New Tool Makes DVD Copying Easy

"Hollywood says that it's illegal to burn a backup copy of your Austin Powers Goldmember DVD, and it builds in copy protection to stop you. But a small firm denies any kinship to Dr. Evil just because it markets software that lets anyone with a burnable DVD drive make an exact copy of a commercial DVD.

Missouri-based 321 Studios has released DVD X Copy, a $99 program that is the first to let users create a mirror image of an entire DVD on a second blank DVD. The copy even includes menus, special features, and enhanced audio, the company says.

The movie industry trade association Motion Picture Association of America contends that such products violate the 1998 Digital Millennium Copyright Act. That law, currently under review, outlaws providing information or tools to circumvent copy-control technology, including the Contents Scramble System (CSS) used on DVD media.

But Robert Moore, president and founder of 321 Studios, says consumers have a fair-use right to make backup copies of DVDs they purchase....

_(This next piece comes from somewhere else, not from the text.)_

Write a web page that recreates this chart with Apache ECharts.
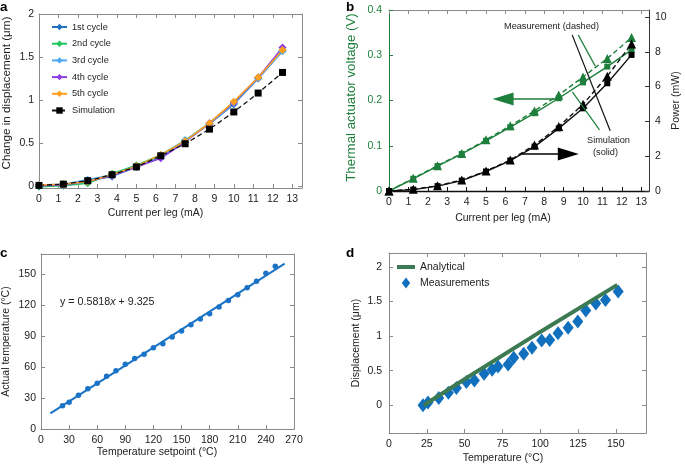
<!DOCTYPE html>
<html><head><meta charset="utf-8">
<script src="https://cdn.jsdelivr.net/npm/echarts@6/dist/echarts.min.js"></script>
<style>html,body{margin:0;padding:0;background:#fff}#c{width:685px;height:465px}</style>
</head><body><div id="c"></div>
<script>
// ---------- DATA ----------
// Panel a
const currentA = [0, 1.25, 2.5, 3.75, 5, 6.25, 7.5, 8.75, 10, 11.25, 12.5];
const cycle1 = [0.00, 0.01, 0.06, 0.11, 0.22, 0.34, 0.52, 0.72, 0.95, 1.25, 1.57];
const cycle2 = [-0.01, 0.00, 0.03, 0.14, 0.24, 0.36, 0.53, 0.73, 0.97, 1.26, 1.58];
const cycle3 = [0.01, 0.02, 0.07, 0.13, 0.23, 0.35, 0.53, 0.72, 0.96, 1.25, 1.57];
const cycle4 = [0.00, 0.01, 0.05, 0.12, 0.22, 0.32, 0.51, 0.73, 0.97, 1.26, 1.61];
const cycle5 = [0.01, 0.02, 0.05, 0.13, 0.23, 0.36, 0.52, 0.73, 0.98, 1.26, 1.58];
const simA   = [0.005, 0.02, 0.06, 0.13, 0.22, 0.35, 0.49, 0.66, 0.86, 1.08, 1.32];
const cycleNames = ['1st cycle', '2nd cycle', '3rd cycle', '4th cycle', '5th cycle'];
// Panel b
const currentB = [0, 1.25, 2.5, 3.75, 5, 6.25, 7.5, 8.75, 10, 11.25, 12.5];
const voltMeas = [0, 0.028, 0.056, 0.083, 0.113, 0.144, 0.177, 0.212, 0.252, 0.293, 0.339];
const voltSim  = [0, 0.027, 0.055, 0.082, 0.111, 0.141, 0.172, 0.205, 0.240, 0.275, 0.312];
const powMeas  = [0, 0.10, 0.30, 0.63, 1.15, 1.78, 2.64, 3.70, 4.98, 6.60, 8.45];
const powSim   = [0, 0.08, 0.28, 0.60, 1.12, 1.75, 2.55, 3.60, 4.75, 6.19, 7.82];
// Panel c
const setpoint = [23, 30, 40, 50, 60, 70, 80, 90, 100, 110, 120, 130, 140, 150, 160, 170, 180, 190, 200, 210, 220, 230, 240, 250];
const actualT  = [22.6, 26.1, 32.9, 39.0, 44.5, 51.3, 56.5, 62.9, 68.4, 72.6, 79.0, 82.9, 89.4, 95.2, 101.3, 106.8, 111.9, 118.4, 124.8, 130.3, 137.1, 143.5, 151.3, 158.1];
const fitX = [10, 260];
const fitSlope = 0.5818, fitIntercept = 9.325;
// Panel d
const tempD = [22.5, 25.8, 32.9, 39.3, 44.6, 51.2, 56.5, 62.9, 68.2, 72.1, 78.8, 82.5, 89.1, 94.6, 101.0, 106.3, 111.8, 118.5, 124.9, 130.2, 136.8, 143.2, 151.6];
const dispD = [0.00, 0.04, 0.105, 0.18, 0.25, 0.335, 0.36, 0.455, 0.513, 0.561, 0.59, 0.686, 0.743, 0.83, 0.935, 0.945, 1.04, 1.12, 1.21, 1.37, 1.47, 1.52, 1.645];
const analyticalT = [23, 51, 100, 151];
const analyticalD = [0.0, 0.39, 1.06, 1.74];
// Tick labels
const ticksA_x = [0,1,2,3,4,5,6,7,8,9,10,11,12,13];
const ticksA_y = [0, 0.5, 1, 1.5, 2];
const ticksB_x = [0,1,2,3,4,5,6,7,8,9,10,11,12,13];
const ticksB_yL = [0, 0.1, 0.2, 0.3, 0.4];
const ticksB_yR = [0, 2, 4, 6, 8, 10];
const ticksC_x = [0,30,60,90,120,150,180,210,240,270];
const ticksC_y = [0,30,60,90,120,150];
const ticksD_x = [0,25,50,75,100,125,150];
const ticksD_y = [0,0.5,1,1.5,2];

// ---------- STYLE ----------
const FONT = "'Liberation Sans', Arial, Helvetica, sans-serif";
const GRAY = '#8a8a8a';
const GREEN = '#1e7f3c';
const cycleColors = ['#1f6fc0', '#22c55e', '#4ea8f5', '#8a3ee6', '#ff9f1c'];

function zip(xs, ys) { return xs.map((x, i) => [x, ys[i]]); }

function makeAxis(grid, min, max, ticks, o) {
  o = o || {};
  const lineColor = o.lineColor || GRAY;
  return {
    type: 'value', gridIndex: grid, position: o.position, min: min, max: max,
    name: o.name || '', nameLocation: 'middle', nameGap: o.nameGap || 20,
    nameTextStyle: { fontFamily: FONT, fontSize: o.nameSize || 10.5, color: o.nameColor || '#222',
      padding: o.namePad || 0 },
    axisLine: { show: true, onZero: false, lineStyle: { color: lineColor, width: o.lineWidth || 1 } },
    axisTick: { show: true, inside: true, length: 4, customValues: ticks, lineStyle: { color: o.tickColor || lineColor } },
    axisLabel: { show: !!o.labels, customValues: ticks, margin: o.margin || 6,
      fontFamily: FONT, fontSize: 10.5, color: o.labelColor || '#222',
      formatter: v => String(+v.toFixed(3)) },
    splitLine: { show: false },
    minorTick: { show: false }
  };
}

const xAxes = [
  makeAxis(0, 0, 13.5, ticksA_x, { position: 'bottom', labels: true, name: 'Current per leg (mA)', nameGap: 20, namePad: [0, 30, 0, 0] }),
  makeAxis(0, 0, 13.5, ticksA_x, { position: 'top' }),
  makeAxis(1, 0, 13.4, ticksB_x, { position: 'bottom', labels: true, name: 'Current per leg (mA)', nameGap: 22, namePad: [0, 32, 0, 0], lineColor: '#111', lineWidth: 1.3 }),
  makeAxis(1, 0, 13.4, ticksB_x, { position: 'top' }),
  makeAxis(2, 0, 270, ticksC_x, { position: 'bottom', labels: true, name: 'Temperature setpoint (°C)', nameGap: 17, namePad: [0, 21, 0, 0] }),
  makeAxis(2, 0, 270, ticksC_x, { position: 'top' }),
  makeAxis(3, 0, 170, ticksD_x, { position: 'bottom', labels: true, name: 'Temperature (°C)', nameGap: 20, namePad: [0, 29, 0, 0] }),
  makeAxis(3, 0, 170, ticksD_x, { position: 'top' })
];
const yAxes = [
  makeAxis(0, -0.025, 2, ticksA_y, { position: 'left', labels: true, name: 'Change in displacement (μm)', nameSize: 11.7, nameGap: 26, namePad: [0, 0, 0, 16], margin: 5 }),
  makeAxis(0, -0.025, 2, ticksA_y, { position: 'right' }),
  makeAxis(1, 0, 0.4, ticksB_yL, { position: 'left', labels: true, name: 'Thermal actuator voltage (V)', nameSize: 13.3, nameGap: 31, namePad: [0, 0, 0, 6], lineColor: GREEN, labelColor: GREEN, nameColor: GREEN, margin: 7 }),
  makeAxis(1, 0, 10.4, ticksB_yR, { position: 'right', labels: true, name: 'Power (mW)', nameGap: 16, lineColor: '#333', margin: 6 }),
  makeAxis(2, 0, 170, ticksC_y, { position: 'left', labels: true, name: 'Actual temperature (°C)', nameGap: 29, margin: 5 }),
  makeAxis(2, 0, 170, ticksC_y, { position: 'right' }),
  makeAxis(3, -0.4, 2.2, ticksD_y, { position: 'left', labels: true, name: 'Displacement (μm)', nameGap: 27, margin: 7 }),
  makeAxis(3, -0.4, 2.2, ticksD_y, { position: 'right' })
];

const series = [];
// Panel a
[cycle1, cycle2, cycle3, cycle4, cycle5].forEach((arr, i) => {
  series.push({
    type: 'line', name: cycleNames[i], xAxisIndex: 0, yAxisIndex: 0,
    data: zip(currentA, arr), symbol: 'diamond', symbolSize: 8,
    lineStyle: { color: cycleColors[i], width: 1.5 }, itemStyle: { color: cycleColors[i] },
    animation: false
  });
});
series.push({
  type: 'line', name: 'Simulation', xAxisIndex: 0, yAxisIndex: 0,
  data: zip(currentA, simA), symbol: 'rect', symbolSize: 7,
  lineStyle: { color: '#111', width: 1.3, type: [5, 3] }, itemStyle: { color: '#000' },
  animation: false
});

// Panel b
series.push({
  type: 'line', name: 'voltSim', xAxisIndex: 2, yAxisIndex: 2,
  data: zip(currentB, voltSim), symbol: 'rect', symbolSize: 6,
  lineStyle: { color: GREEN, width: 1.4 }, itemStyle: { color: GREEN }, animation: false,
  markLine: {
    silent: true, animation: false, label: { show: false },
    data: [
      // annotation leaders
      [{ coord: [9.44, 0.345], symbol: 'none', lineStyle: { color: '#111', width: 1.2, type: 'solid' } }, { coord: [11.40, 0.133], symbol: 'none' }],
      [{ coord: [9.75, 0.345], symbol: 'none', lineStyle: { color: GREEN, width: 1.2, type: 'solid' } }, { coord: [10.63, 0.276], symbol: 'none' }],
      [{ coord: [9.45, 0.219], symbol: 'none', lineStyle: { color: GREEN, width: 1.2, type: 'solid' } }, { coord: [10.85, 0.135], symbol: 'none' }],
      // direction arrows
      [{ coord: [8.82, 0.2035], symbol: 'none', lineStyle: { color: GREEN, width: 1.6, type: 'solid' } }, { coord: [5.88, 0.2035], symbol: 'triangle', symbolSize: [13, 21] }],
      [{ coord: [6.85, 0.0819], symbol: 'none', lineStyle: { color: '#000', width: 1.6, type: 'solid' } }, { coord: [9.24, 0.0819], symbol: 'triangle', symbolSize: [13, 21] }]
    ].map(pair => { pair[1].lineStyle = pair[0].lineStyle; pair[1].itemStyle = { color: pair[0].lineStyle.color }; pair[0].itemStyle = { color: pair[0].lineStyle.color }; return pair; })
  }
});
series.push({
  type: 'line', name: 'voltMeas', xAxisIndex: 2, yAxisIndex: 2,
  data: zip(currentB, voltMeas), symbol: 'triangle', symbolSize: 9,
  lineStyle: { color: GREEN, width: 1.4, type: [5, 3] }, itemStyle: { color: GREEN }, animation: false
});
series.push({
  type: 'line', name: 'powSim', xAxisIndex: 2, yAxisIndex: 3,
  data: zip(currentB, powSim), symbol: 'rect', symbolSize: 6,
  lineStyle: { color: '#111', width: 1.4 }, itemStyle: { color: '#000' }, animation: false
});
series.push({
  type: 'line', name: 'powMeas', xAxisIndex: 2, yAxisIndex: 3,
  data: zip(currentB, powMeas), symbol: 'triangle', symbolSize: 9,
  lineStyle: { color: '#111', width: 1.4, type: [5, 3] }, itemStyle: { color: '#000' }, animation: false
});

// Panel c
const CBLUE = '#1a73c6';
series.push({
  type: 'line', name: 'fit', xAxisIndex: 4, yAxisIndex: 4,
  data: fitX.map(x => [x, fitSlope * x + fitIntercept]), showSymbol: false, symbol: 'none',
  lineStyle: { color: CBLUE, width: 2 }, animation: false
});
series.push({
  type: 'scatter', name: 'meas', xAxisIndex: 4, yAxisIndex: 4,
  data: zip(setpoint, actualT), symbol: 'circle', symbolSize: 5.5,
  itemStyle: { color: CBLUE, opacity: 1 }, animation: false
});

// Panel d
const DBLUE = '#1170bd';
const DGREEN = '#3b7a52';
series.push({
  type: 'line', name: 'Analytical', xAxisIndex: 6, yAxisIndex: 6,
  data: zip(analyticalT, analyticalD), symbol: 'none', showSymbol: false,
  lineStyle: { color: DGREEN, width: 4 }, itemStyle: { color: DGREEN }, animation: false
});
series.push({
  type: 'scatter', name: 'Measurements', xAxisIndex: 6, yAxisIndex: 6,
  data: zip(tempD, dispD), symbol: 'diamond', symbolSize: [11, 14],
  itemStyle: { color: DBLUE, opacity: 1 }, animation: false
});

const txt = (x, y, s, o) => Object.assign({ type: 'text', left: x, top: y, silent: true,
  style: Object.assign({ text: s, fontFamily: FONT, fontSize: 10.5, fill: '#222' }, o || {}) });

const option = {
  backgroundColor: '#fff',
  animation: false,
  grid: [
    { left: 38, top: 14, width: 264, height: 174 },
    { left: 389, top: 10, width: 260, height: 181 },
    { left: 41, top: 254, width: 253, height: 175 },
    { left: 389, top: 253, width: 257, height: 180 }
  ],
  xAxis: xAxes,
  yAxis: yAxes,
  legend: [
    {
      data: cycleNames.concat(['Simulation']), orient: 'vertical', left: 51, top: 22, padding: 0,
      itemWidth: 15, itemHeight: 8, itemGap: 6.7, selectedMode: false,
      textStyle: { fontFamily: FONT, fontSize: 9.2, color: '#222', lineHeight: 10 }
    },
    {
      data: [
        { name: 'Analytical', icon: 'path://M0,0L18,0L18,4L0,4Z' },
        { name: 'Measurements', icon: 'path://M5,0L10,6.5L5,13L0,6.5Z' }
      ],
      orient: 'vertical', left: 397, top: 261.5, padding: 0,
      itemWidth: 18, itemHeight: 11, itemGap: 5, selectedMode: false,
      textStyle: { fontFamily: FONT, fontSize: 10.5, color: '#222', lineHeight: 11 }
    }
  ],
  series: series,
  graphic: [
    txt(0, 0, 'a', { fontWeight: 'bold', fontSize: 13.5, fill: '#000' }),
    txt(346, 0, 'b', { fontWeight: 'bold', fontSize: 13.5, fill: '#000' }),
    txt(0, 246, 'c', { fontWeight: 'bold', fontSize: 13.5, fill: '#000' }),
    txt(346, 246, 'd', { fontWeight: 'bold', fontSize: 13.5, fill: '#000' }),
    { type: 'text', left: 60, top: 297, silent: true,
      style: { rich: { n: { fontFamily: FONT, fontSize: 10.7, fill: '#222' }, i: { fontFamily: FONT, fontSize: 10.7, fontStyle: 'italic', fill: '#222' } },
        text: '{n|y = 0.5818}{i|x}{n| + 9.325}' } },
    txt(504, 22, 'Measurement (dashed)', { fontSize: 9.2 }),
    txt(587, 136, 'Simulation', { fontSize: 9.2 }),
    txt(593, 148, '(solid)', { fontSize: 9.2 })
  ]
};

const chart = echarts.init(document.getElementById('c'), null, { renderer: 'canvas' });
chart.setOption(option);
</script></body></html>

During a recent demonstration of DVD X Copy running on an 800-MHz Compaq notebook attached to a USB 2.0 external DVD+RW Viper Drive, it took us about an hour to make an exact copy of the DVD Black Hawk Down....

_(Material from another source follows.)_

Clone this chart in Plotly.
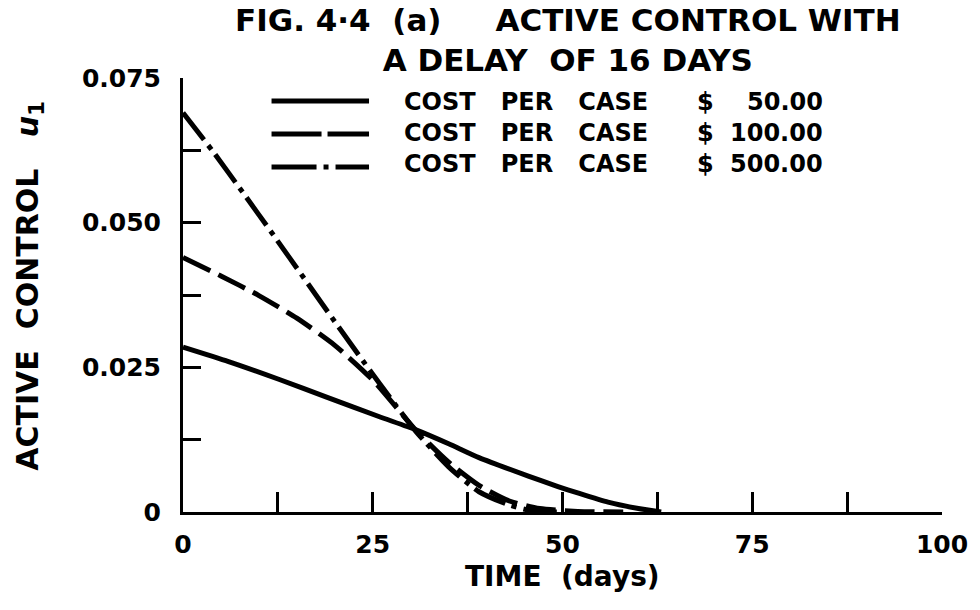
import plotly.graph_objects as go

# ---- data ----
t_cost_50 = [0, 6, 12.7, 19, 25.8, 30.7, 35, 39, 45.5, 49.4, 52, 56, 60, 63]
u_cost_50 = [0.0285, 0.0260, 0.0229, 0.0198, 0.0165, 0.0142, 0.0118, 0.0094, 0.0062, 0.0044, 0.0033, 0.0017, 0.0006, 0.0]

t_cost_100 = [0, 5, 10, 15, 20, 25, 30.7, 35, 39, 43, 47, 52, 58]
u_cost_100 = [0.0440, 0.0408, 0.0374, 0.0335, 0.0288, 0.0228, 0.0141, 0.0086, 0.0046, 0.0019, 0.0006, 0.0001, 0.0]

t_cost_500 = [0, 4, 8, 12, 16, 20, 24, 28, 30.7, 35, 39, 43, 46, 50]
u_cost_500 = [0.0690, 0.0622, 0.0550, 0.0477, 0.0403, 0.0329, 0.0256, 0.0185, 0.0139, 0.0078, 0.0035, 0.0012, 0.0002, 0.0]

series_names = ["COST   PER   CASE", "COST   PER   CASE", "COST   PER   CASE"]
series_amounts = ["50.00", "100.00", "500.00"]
series_t = [t_cost_50, t_cost_100, t_cost_500]
series_values = [u_cost_50, u_cost_100, u_cost_500]
curve_dash = ["solid", "30px,9px", "34px,7px,5px,7px"]
legend_dash = ["solid", "50px,6px", "45px,7px,5px,7px"]

x_tick_vals = [0, 25, 50, 75, 100]
x_tick_text = ["0", "25", "50", "75", "100"]
y_tick_vals = [0, 0.025, 0.05, 0.075]
y_tick_text = ["0", "0.025", "0.050", "0.075"]

title_text = "FIG. 4·4  (a)     ACTIVE CONTROL WITH<br>A DELAY  OF 16 DAYS"
x_title = "TIME  (days)"
y_title = "ACTIVE  CONTROL   <i>u</i><sub>1</sub>"

FONT = "DejaVu Sans"
TFONT = "DejaVu Sans"

fig = go.Figure()
for tt, vals, dash in zip(series_t, series_values, curve_dash):
    fig.add_trace(go.Scatter(
        x=tt, y=vals, mode="lines",
        line=dict(color="black", width=5, dash=dash, shape="spline", smoothing=0.6),
        showlegend=False, hoverinfo="skip",
    ))

# pixel helpers for plot area
L, R, T, B = 183, 946, 78, 512
def px(xp):
    return (xp - L) / (R - L)
def py(yp):
    return (B - yp) / (B - T)

shapes = []
annotations = []
line_y = [101, 134, 167]
text_y = [102, 133, 164]
for i, (nm, amt, dash) in enumerate(zip(series_names, series_amounts, legend_dash)):
    shapes.append(dict(type="line", xref="paper", yref="paper", x0=px(272), x1=px(370),
                       y0=py(line_y[i]), y1=py(line_y[i]),
                       line=dict(color="black", width=5, dash=dash)))
    f = dict(family=FONT, size=24, color="black", weight="bold")
    annotations.append(dict(xref="paper", yref="paper", x=px(403), y=py(text_y[i]), text=nm, showarrow=False,
                            xanchor="left", yanchor="middle", font=f))
    annotations.append(dict(xref="paper", yref="paper", x=px(698), y=py(text_y[i]), text="$", showarrow=False,
                            xanchor="left", yanchor="middle", font=f))
    annotations.append(dict(xref="paper", yref="paper", x=px(828), y=py(text_y[i]), text=amt, showarrow=False,
                            xanchor="right", yanchor="middle", font=f))

annotations.append(dict(xref="paper", yref="paper", x=px(570), y=py(40), text=title_text, showarrow=False,
                        xanchor="center", yanchor="middle", align="center",
                        font=dict(family=TFONT, size=31, color="black", weight="bold")))
annotations.append(dict(xref="paper", yref="paper", x=px(565), y=py(576), text=x_title, showarrow=False,
                        xanchor="center", yanchor="middle",
                        font=dict(family=FONT, size=28, color="black", weight="bold")))
annotations.append(dict(xref="paper", yref="paper", x=px(28), y=py(286), text=y_title, showarrow=False,
                        xanchor="center", yanchor="middle", textangle=-90,
                        font=dict(family=FONT, size=30, color="black", weight="bold")))

tickfont = dict(family=FONT, size=25, color="black", weight="bold")
fig.update_layout(
    width=980, height=610,
    margin=dict(l=L, r=980 - R, t=T, b=610 - B, pad=0),
    paper_bgcolor="white", plot_bgcolor="white",
    shapes=shapes, annotations=annotations,
    xaxis=dict(range=[0, 100], tickvals=x_tick_vals, ticktext=x_tick_text,
               showgrid=False, zeroline=False, showline=True, linecolor="black", linewidth=3,
               ticks="inside", ticklen=20, tickwidth=3, tickcolor="black",
               minor=dict(dtick=12.5, tick0=0, ticks="inside", ticklen=20, tickwidth=3, tickcolor="black"),
               ticklabelstandoff=8, tickfont=tickfont),
    yaxis=dict(range=[0, 0.075], tickvals=y_tick_vals, ticktext=y_tick_text,
               showgrid=False, zeroline=False, showline=True, linecolor="black", linewidth=3,
               ticks="inside", ticklen=18, tickwidth=3, tickcolor="black",
               minor=dict(dtick=0.0125, tick0=0, ticks="inside", ticklen=18, tickwidth=3, tickcolor="black"),
               ticklabelstandoff=14, tickfont=tickfont),
)

fig.write_html("out.html")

During the copying process, 321 Studios takes three extra steps to appease its Hollywood critics. DVD X Copy inserts electronic controls into copied DVDs to prevent them from being duplicated further. It embeds a digital watermark that can trace the source of any file transmitted over the Internet to the software's licensed owner. And it inserts a disclaimer at the beginning of the recorded DVD, telling viewers that the disc is a backup copy intended for personal use only....

Moore believes that anticircumvention laws like the DMCA are unconstitutional. He cites the so-called "Betamax defense," a response to the motion picture industry's efforts to ban Sony's Betamax VCRs because they could be used to make illegal copies of movies. The U.S. Supreme Court ruled in 1984 that, though some VCR uses do infringe on copyright, a banning the technology was not justified because it had sufficient noninfringing uses.

What's more, Moore says, DVD X Copy doesn't actually break the CSS on commercial DVDs.

Instead, 321 Studio intercepts the video and audio stream after a DVD player has decrypted the CSS code. Moore argues that all DVD players decrypt the CSS code when they plays a protected DVD. Because it intercepts the signal after decryption but before the video is rendered, the product does not run afoul of the DMCA, he says." [PC World]

So now we'll find out if the movie industry really believes in fair use or not. It looks to my non-lawyerly eye that they have taken measures to prevent widespread piracy and they've even included some DRM.

Hollywood, the ball is in your court. Are you with consumers, or against us?